JAKARTA - Setiap tanggal 17 Agustus, seluruh Rakyat Indonesia memperingat hari kemerdekaan dengan sejarah perjuangan yang panjang. Saat ini semangat perjuangan untuk merdeka tersebut masih tetap dipertahankan oleh seluruh masyarakat yang tinggal di berbagai wilayah, baik komunitas pejuang pesisir seperti nelayan, perempuan nelayan, masyarakat adat, petambak garam, pembudidaya ikan, awak kapal perikanan, petani, buruh, hingga rakyat miskin kota.
Perjuangan yang mereka lakukan untuk merdeka dari berbagai kebijakan ekstraktif dan eksploitatif yang difasilitasi oleh negara kepada swasta dengan dalih peningkatan ekonomi lokal.
Sekretaris Jenderal Kiara (Koalisi Rakyat untuk Keadilan Perikanan), Susan Herawati menyebutkan bahwa kondisi nelayan saat ini sedang dalam titik nadir. Kebijakan ekstraktif dan eksploitatif baik yang tengah berjalan dan yang direncakan, tumpang tindih dengan ruang-ruang yang dikelola oleh masyarakat pesisir.
"Kebijakan-kebijakan yang saat ini disusun bahkan telah dilegalkan, menjadi alat untuk merampas ruang kelola nelayan dan masyarakat pesisir lainnya,” kata Susan melalui keterangan tertulis yang diterima, Minggu (18/8/2024).
Beberapa kebijakan tersebut seperti liberalisasi pertambangan pasir laut dengan dalih pengelolaan hasil sedimentasi di laut, liberalisasi eksploitasi sumber daya perikanan dengan dalih penangkapan ikan terukur, perampasan tanah adat karena belum adanya UU yang spesifik melindungi masyarakat adat, hingga perampasan ruang pesisir, laut dan pulau kecil dengan dalih integrasi tata ruang darat dan laut.
"Sudah 79 tahun Indonesia merdeka, akan tetapi selama 79 tahun tersebut pengakuan atas ruang hidup dan wilayah tangkap tradisional nelayan masih minim. Bahkan perempuan yang profesi sebagai nelayan masih sangat sangat minim diakui oleh negara,” katanya,
Ironinya lagi, lanjut Susan, sudah 79 tahun Indonesia merdeka akan tetapi pengakuan wilayah adat yang holistik mencakup darat dan laut masih sangat minim.

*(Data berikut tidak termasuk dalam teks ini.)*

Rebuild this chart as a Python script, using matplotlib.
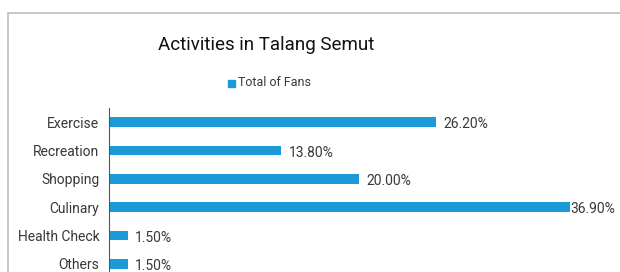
import matplotlib
matplotlib.use('Agg')
import matplotlib.pyplot as plt
from matplotlib.patches import Rectangle

plt.rcParams['font.family'] = ['Roboto', 'DejaVu Sans']

categories = ['Exercise', 'Recreation', 'Shopping', 'Culinary', 'Health Check', 'Others']
values = [26.2, 13.8, 20.0, 36.9, 1.5, 1.5]
labels = ['26.20%', '13.80%', '20.00%', '36.90%', '1.50%', '1.50%']

bar_color = '#1a9ad6'
text_color = '#383838'

fig = plt.figure(figsize=(6.2, 2.72), dpi=100)
W, H = 620, 272

# outer chart frame
fig.patches.append(Rectangle((8 / W, -0.1), 1.2, (H - 13) / H + 0.1,
                             transform=fig.transFigure, fill=False,
                             edgecolor='#bdbdbd', linewidth=1.2))

ax = fig.add_axes([109 / W, (H - 278) / H, (600 - 109) / W, 170 / H])
y = list(range(len(categories)))
ax.barh(y, values, height=0.35, color=bar_color)
ax.set_ylim(5.5, -0.5)
ax.set_xlim(0, (600 - 109) / 12.49)
ax.set_yticks(y)
ax.set_yticklabels(categories, fontsize=10, color=text_color)
ax.tick_params(axis='y', length=0, pad=7)
ax.set_xticks([])
for s in ['top', 'right', 'bottom']:
    ax.spines[s].set_visible(False)
ax.spines['left'].set_color('#555555')
ax.spines['left'].set_linewidth(0.8)
for yi, v, lab in zip(y, values, labels):
    off = 0.05 if v == max(values) else 0.6
    ax.text(v + off, yi + 0.08, lab, va='center', ha='left', fontsize=10, color=text_color)

fig.text(0.43, (H - 45) / H, 'Activities in Talang Semut', ha='center', va='center',
         fontsize=13.5, color='#111111')
fig.patches.append(Rectangle((228 / W, (H - 87) / H), 7 / W, 7 / H,
                             transform=fig.transFigure, color=bar_color))
fig.text(238 / W, (H - 83) / H, 'Total of Fans', ha='left', va='center',
         fontsize=9, color=text_color)

fig.savefig('out.png', dpi=100)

“Minimnya pengakuan tersebut secara langsung berpengaruh terhadap pelindungan dan pemenuhan hak-hak mereka sebagai nelayan, perempuan nelayan, dan masyarakat adat pesisir & pulau-pulau kecil yang berdaulat dan merdeka atas ruang hidupnya", tegas Susan
Kiara mencatat bahwa hingga 2024, telah terdapat 28 provinsi yang mengesahkan Peraturan Daerah (Perda) tentang Rencana Zonasi Wilayah Pesisir dan Pulau-Pulau Kecil (RZWP-3-K). Dari 28 provinsi tersebut, hanya 14 provinsi yang mengalokasikan ruang pemukiman nelayan dengan total luas 1.238,46 ha.
Sedangkan pengakuan masyarakat hukum adat melalui alokasi ruang hanya terdapat di 4 provinsi yaitu Aceh, Sulawesi Tenggara, Maluku, dan Papua Barat. Per Agustus 2024, telah terdapat 14 provinsi yang telah menetapkan dan mengundangkan Perda tentang Rencana Tata Ruang Wilayah Provinsi (RTRWP) yang telah diintegrasikan dengan Perda RZWP-3-K. Dari 14 provinsi tersebut tidak ada yang memberikan alokasi ruang untuk masyarakat adat di pesisir dan pulau-pulau kecil.